Renault présentera sa feuille de route le 30 juin prochain tandis que Stellantis dévoilera son plan d’électrification la semaine suivante lors de son Electric day au mois de juillet. Les investisseurs attendent beaucoup de ces présentations, d’autant plus que les deux constructeurs ne se placent pas en pôle position pour arriver à l’objectif européen de réduction de 55% des émissions de gaz à effet de serre d’ici 2030 (par rapport à 1990). En effet, dans le milieu automobile, Volkswagen et Volvo Cars sont dans une meilleure voie pour électrifier leur parc à cette échéance (en savoir plus dans cet article). 

Finances et prévisions : 

Stellantis se démarque de ses concurrents par une croissance de son bénéfice net par action plus élevée que la moyenne du secteur. Stellantis profite d’un bon retour sur capital investi de 30,6% pour 2021 et une croissance attendue de 11% par an jusqu'en 2025. La synergie de 5 milliards d’euros d’ici 2025 permettra de diminuer les coûts par la fusion des compétences et des plateformes au sein du groupe. Lorsque l’on regarde un peu en arrière, l’équipe dirigeante a réussi de belles intégrations (Opel avec PSA, Fiat et Chrysler, etc). Autre point fort, la qualité du management. Carlos Tavares et son équipe ont su remettre à flot des marques en perdition comme Opel et Vauxhall en quelques années seulement, un véritable exploit dans le secteur. FCA apportera au groupe une position solide aux Etats-Unis (2ème plus grand marché mondial). Avec un rendement des Free-Cash-Flow évalué à 7% pour 2021 pour un PER ajusté de sept fois ses bénéfices prévisionnels pour l’année en cours, le titre porte en lui encore une certaine décote au regard du secteur. Dans les points faibles, Stellantis pêche sur son retard en matière de véhicule électrique (Carlos Tavares croit davantage à l’hybride pour l'instant). Le groupe peine également à pénétrer le marché asiatique sur lequel il se positionne difficilement et est encore déficitaire. Beaucoup d’attente donc sur la synergie suite à la fusion, mais un comblement de gap qui se fait attendre sur sa stratégie d'électrification très porteuse dans le secteur. 
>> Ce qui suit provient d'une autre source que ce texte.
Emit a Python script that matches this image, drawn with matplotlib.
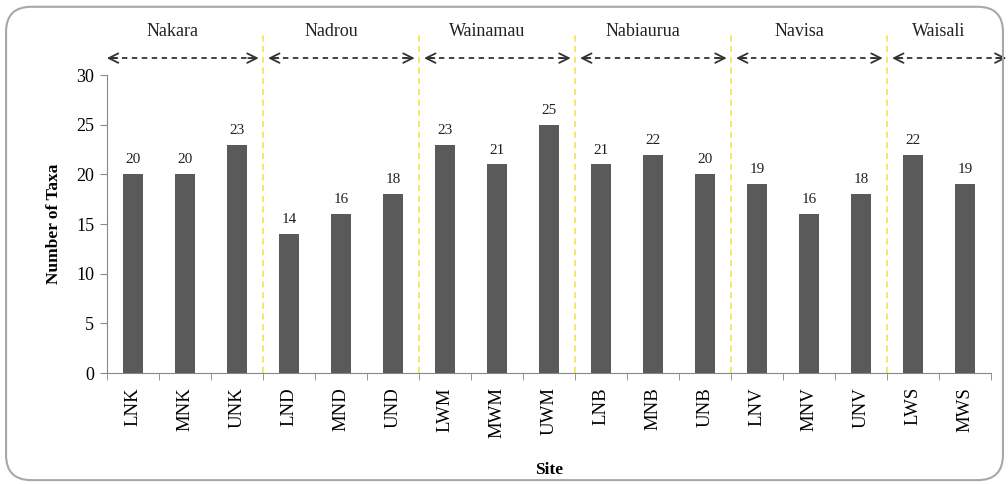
import matplotlib.pyplot as plt
from matplotlib.patches import FancyBboxPatch

sites = ['LNK', 'MNK', 'UNK', 'LND', 'MND', 'UND', 'LWM', 'MWM', 'UWM',
         'LNB', 'MNB', 'UNB', 'LNV', 'MNV', 'UNV', 'LWS', 'MWS']
taxa = [20, 20, 23, 14, 16, 18, 23, 21, 25, 21, 22, 20, 19, 16, 18, 22, 19]
groups = ['Nakara', 'Nadrou', 'Wainamau', 'Nabiaurua', 'Navisa', 'Waisali']
group_sizes = [3, 3, 3, 3, 3, 2]

plt.rcParams['font.family'] = ['Liberation Serif', 'DejaVu Serif']

fig = plt.figure(figsize=(10.08, 4.84), dpi=100)
ax = fig.add_axes([0.106, 0.229, 0.877, 0.616])

# rounded frame around the whole chart
frame = FancyBboxPatch((0.006, 0.008), 0.989, 0.978, boxstyle='round,pad=0,rounding_size=0.025',
                       transform=fig.transFigure, fill=False, edgecolor='#a8a8a8', lw=1.5,
                       mutation_aspect=1008 / 484)
fig.patches.append(frame)

x = list(range(len(sites)))
ax.bar(x, taxa, width=0.38, color='#5a5a5a', zorder=3)
for xi, v in zip(x, taxa):
    ax.text(xi, v + 0.8, str(v), ha='center', va='bottom', fontsize=11, color='#222222')

ax.set_xlim(-0.5, len(sites) - 0.5)
ax.set_ylim(0, 30)
ax.set_yticks(range(0, 31, 5))
ax.set_xticks(x)
ax.set_xticklabels(sites, rotation=90, fontsize=13.5)
ax.set_xticks([i - 0.5 for i in range(len(sites) + 1)], minor=True)
ax.tick_params(axis='x', which='major', length=0, pad=10)
ax.tick_params(axis='x', which='minor', length=5, color='#888888', direction='out')
ax.tick_params(axis='y', length=5, color='#888888', labelsize=13, pad=4)
for s in ['top', 'right']:
    ax.spines[s].set_visible(False)
for s in ['left', 'bottom']:
    ax.spines[s].set_color('#888888')
ax.set_ylabel('Number of Taxa', fontsize=12.5, fontweight='bold', labelpad=10)
ax.set_xlabel('Site', fontsize=12.5, fontweight='bold', labelpad=17)

# group separators, arrows and names
start = -0.5
for i, (g, n) in enumerate(zip(groups, group_sizes)):
    end = start + n
    if i < len(groups) - 1:
        ax.plot([end, end], [0, 34.2], color='#f0e040', lw=1.1, ls=(0, (4, 3)),
                clip_on=False, zorder=2)
    a = start + (0.0 if i == 0 else 0.1)
    b = end - 0.08 if i < len(groups) - 1 else end + 0.3
    ax.plot([a + 0.1, b - 0.1], [31.7, 31.7], color='#333333', lw=1.3, ls=(0, (3, 2.5)),
            clip_on=False)
    ax.annotate('', xy=(a, 31.7), xytext=(a + 0.2, 31.7),
                arrowprops=dict(arrowstyle='->', color='#333333', lw=1.3,
                                shrinkA=0, shrinkB=0, mutation_scale=17),
                annotation_clip=False)
    ax.annotate('', xy=(b, 31.7), xytext=(b - 0.2, 31.7),
                arrowprops=dict(arrowstyle='->', color='#333333', lw=1.3,
                                shrinkA=0, shrinkB=0, mutation_scale=17),
                annotation_clip=False)
    ax.text((a + b) / 2 - 0.2, 34.4, g, ha='center', va='center', fontsize=13, color='#222222')
    start = end

fig.savefig('out.png', dpi=100)
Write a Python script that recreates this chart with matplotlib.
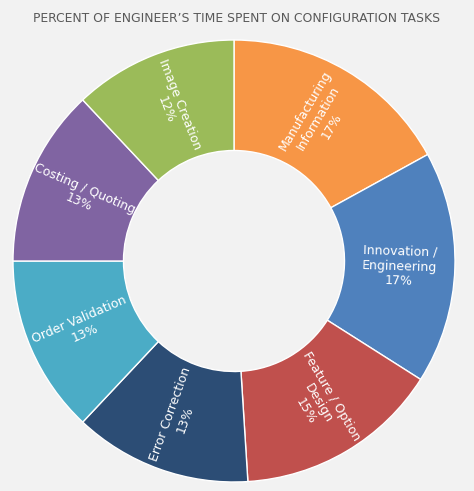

Prévision des parts des véhicules hybrides et électriques dans les ventes du groupe Stellantis au travers de ses filiales : 

Source : UBS Global Research 

Du côté du losange, Renault se concentre sur la refonte du groupe : Nouvelle identité, nouveau directeur général, nouvelles équipes, nouveaux projets. Luca de Meo souhaite réorienter Renault vers plus de rentabilité en augmentant les marges des véhicules, notamment des futures gammes électriques. Le groupe s’est enfermé depuis pas mal d'années déjà sur le segment des petites citadines, et souhaite au contraire davantage développer les SUV hybrides et électriques, y compris sur les marques bas de gamme comme Dacia. Luca de Meo souhaite reproduire le succès de la Fiat 500 chez Renault (comme en témoigne le prototype Renault 5). Le plan de Renaulution, pas si révolutionnaire ni ambitieux que ça, propose de stabiliser le bilan, restaurer les bénéfices après deux années compliquées (2019 et 2020) et lancer 24 nouveaux modèles d’ici 2025. L’alliance Renault-Nissan-Mitsubishi encore affaiblie depuis l’affaire Carlos Ghosn pêche, mais le développement de nouveaux partenariats redore l’image. Renault est largement présent sur les marchés émergents, notamment asiatique, sur lequel il bat à plate couture son homologue européen, notamment grâce à son alliance. Renault Group se paye 17,3 fois ses bénéfices prévisionnels pour 2021 et 0,21% son chiffre d’affaires, soit une marge nette minuscule de 1,34%. (contre 4,53% pour Stellantis). Renault nous paraît être une valeur largement décotée à juste titre. La Renaulution pourrait lui être cependant profitable pour renouer avec des marges et une croissance bien supérieures qu’actuellement. Il va cependant falloir du temps au groupe pour redorer l'image de Renault et effacer les séquelles de la stratégie de masse adoptée par Carlos Ghosn. 

Comparatif des marges et des valorisations prévisionnelles de 2021 des deux groupes : 

Source : Zonebourse 

Stellantis, au-delà d’avoir une meilleure croissance prévisionnelle pour les années à venir, se paye moins cher par rapport à ses bénéfices 2021 et réalise de meilleures marges, retour sur capitaux investis et retour sur actifs. Les analystes sont d’ailleurs plus optimistes sur les prochaines exercices de Stellantis que sur Renault où le calme plat règne en maître. 

Source : Zonebourse 

Récapitulatif des points forts/points faibles :

Source : Zonebourse

Suite à cet éclairage sur les stratégies des deux groupes et de leurs perspectives futures, nous pouvons noter que Stellantis va jouir de la synergie du groupe (réduction des coûts notamment) mais devra faire attention à la cannibalisation des marques positionnées sur le même segment. Avec une bonne santé financière, une meilleure croissance et une valorisation attractive, Stellantis est notre gagnant de ce match. Renault doit encore prouver son redressement avec le plan Renaulution. Le groupe peut néanmoins s’avérer être un bon choix pour profiter de son positionnement sur les marchés asiatiques en pleine croissance et d’un nouveau management motivé et compétent.